Surreale Aromen
Das volatile Erbe Marcel Duchamps
von Caro Verbeek
Trauen wir den Nasenzeugen? Trauen wir dem Künstlerwitz? Eine detektivische Spurensuche, eine spekulative Rekonstruktion und ein utopischer Vorschlag für die künftige Kunstgeschichtsschreibung.
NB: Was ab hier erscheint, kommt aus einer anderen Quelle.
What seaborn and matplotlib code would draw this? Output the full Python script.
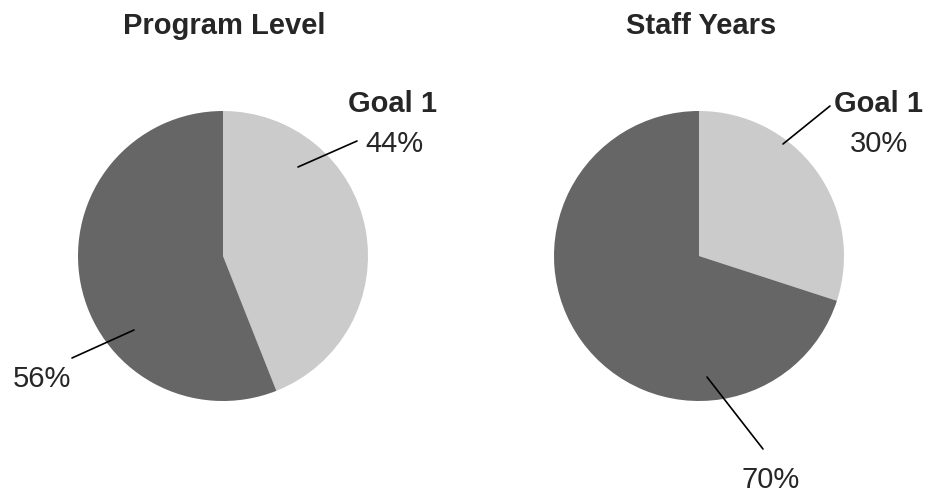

Kaum ein klassisch-moderner Künstler wird so oft mit Geruch und Flüchtigkeit in Verbindung gebracht wie Marcel Duchamp (1887 – 1968). Die meisten internationalen Ausstellungen der Surrealisten, die er als Gesamtkunstwerke betrachtete, versah er absichtlich mit Düften und Parfüms. Zedernholz, Kaffee, brennende Hanfseile und verführerische Düfte erlebten die Tausenden von Besucher*innen der sensationellen Ausstellungen, die zwischen 1938 und 1959 stattfanden. In den folgenden Abschnitten werde ich drei Kunstwerke von Duchamp besprechen und kontextualisieren, die sich entweder konzeptionell oder direkt mit dem Geruchssinn befassen.1
Belle Haleine: Der charakteristische Geruch von Rrose Selavy
1921 brachte Man Ray ein Fläschchen des immens populären Parfums Un Air Embaumé – Eau de Violette von Rigaud aus New York mit und schenkte es seinem Freund. Duchamp eignete sich den Flakon an, indem er die Farbe des Glases von Pfirsich in Grün änderte und ein neues, individuelles Etikett entwarf. Ein Bild von Duchamps weiblichem Alter Ego Rrose Selavy ziert den Deckel. Schließlich benannte er das Parfüm in Belle Haleine – Eau de Voilette um, und eine weltberühmte, assistierte Herstellung erblickte das Licht der Welt. Der Titel ist eindeutig ein Wortspiel, das sich sowohl auf Mundwasser als auch auf die klassische Schönheit Helene von Troja bezieht. Interessanterweise verrät das Wortspiel auch etwas über die zeitgenössische (und sehr alte) Verwendung von Parfüm als Medizin: in der ersten Hälfte des 20. Jahrhunderts wurden Eau…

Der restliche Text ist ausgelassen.